My role as a teacher of English Language and Literature includes the obligation to encourage engagement with the world, and to teach young people something of how this world is constructed and represented through language. Crucially, how people voted in the Brexit referendum, and how people may vote in the upcoming US presidential election was and is dependent upon how social life is mediated. Let’s take Brexit as an example:

At the risk of being either wrong, or at least one-dimensional in my view, I think that the outcome of Brexit was strongly influenced by the tabloid press. I do not mean that the tabloid press in Britain evangelized for Brexit there and then and that the people – or enough people – listened. Rather, my claim is that the tabloid press, with its diachronic, jingoistic, grossly reductive historical narrative, made the voting patterns witnessed in Brexit highly likely, if not inevitable. 

The demotic argot of the tabloid press in which it expresses a simple binary version of social and political life in Britain has entered the homes of millions for years – literally for generations – to become one of the most significant social educators (alongside television) in the UK. And it is a cruel irony that whilst the simplified, dichotomized narratives of the tabloid press make the world a simpler place to understand, the semantic maps they produce make it tremendously difficult for readers to empathize with ‘others’. Tabloid newspapers enter the homes and minds of millions in the UK on a daily basis. Whilst I am not snobbishly suggesting that readers of tabloids have no critical faculty (clever word play and idiosyncratic intertextual allusions, not least, suggest otherwise) I am claiming that the stylized communal idiom – the idealized voice of working people – helps create a binary community of ‘them’ and ‘us’ that is hard to resist.

That the stereotyped prose of tabloid newspapers is an act of vernacular ventriloquism hardly matters. It is a narrative of consensus and belonging – a story of plain common sense. It inscribes readers daily into a hegemonic account of what it is to be British, connecting contemporary events to past, sometimes mythical or imagined glories so that, for example, Wayne Rooney may be charged with inspiring the ‘D-Day spirit’ when he captains England in a football match against Germany more than half a century after the Second World War.

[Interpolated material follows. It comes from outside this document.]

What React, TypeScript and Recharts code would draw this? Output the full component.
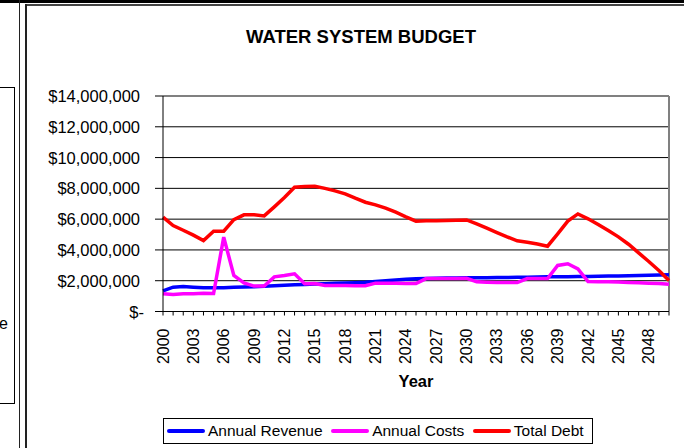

Galvanizing a national past, the tabloids create the British nation today. In the words of Michael Billig (Banal Nationalism, 1995) the tabloids function to ‘flag the homeland daily’. This rhetoric of national memory and belonging talks to revisionist versions of ‘the good old days’ as a conduit to understanding the present. And if the present is complex, fragmented, and intricate, don’t worry: The tabloids can explain. The explanation, whilst expressed hyperbolically, is straightforwardly binary; it is a polarized discourse of right versus wrong, dark versus light, right-minded versus mad, and old safe world versus new dangerous world.

And if there is a danger, it has to come from somewhere, right? So, blame ‘failing Brussels’, the politicians, and the Eurocrats. Blame deviant migrants, no longer just an external threat, but increasingly the enemy within. Blame asylum seekers, reified into the diseases they apparently carry. In fact, folks, welcome to modern Britain, welcome to the asylum.

Maybe I am also guilty of exaggeration – and, you may say, elitism – in making my case. But, looking at the demographic and regional breakdown of voting patterns in the Brexit referendum, I think there is some truth, at least, in what I claim. So, when I return to school and my students (is my holiday really over?), I will begin, as I always do, with the guiding principles of the IB’s mission statement and Learner Profile. From there, I will turn the focus to the tabloid press and their particular construction of social reality. I aim to promote critical thinking. I’ll try to remain dispassionate, but I know, somehow, that I will be advocating for a world in which we keep the drawbridges down.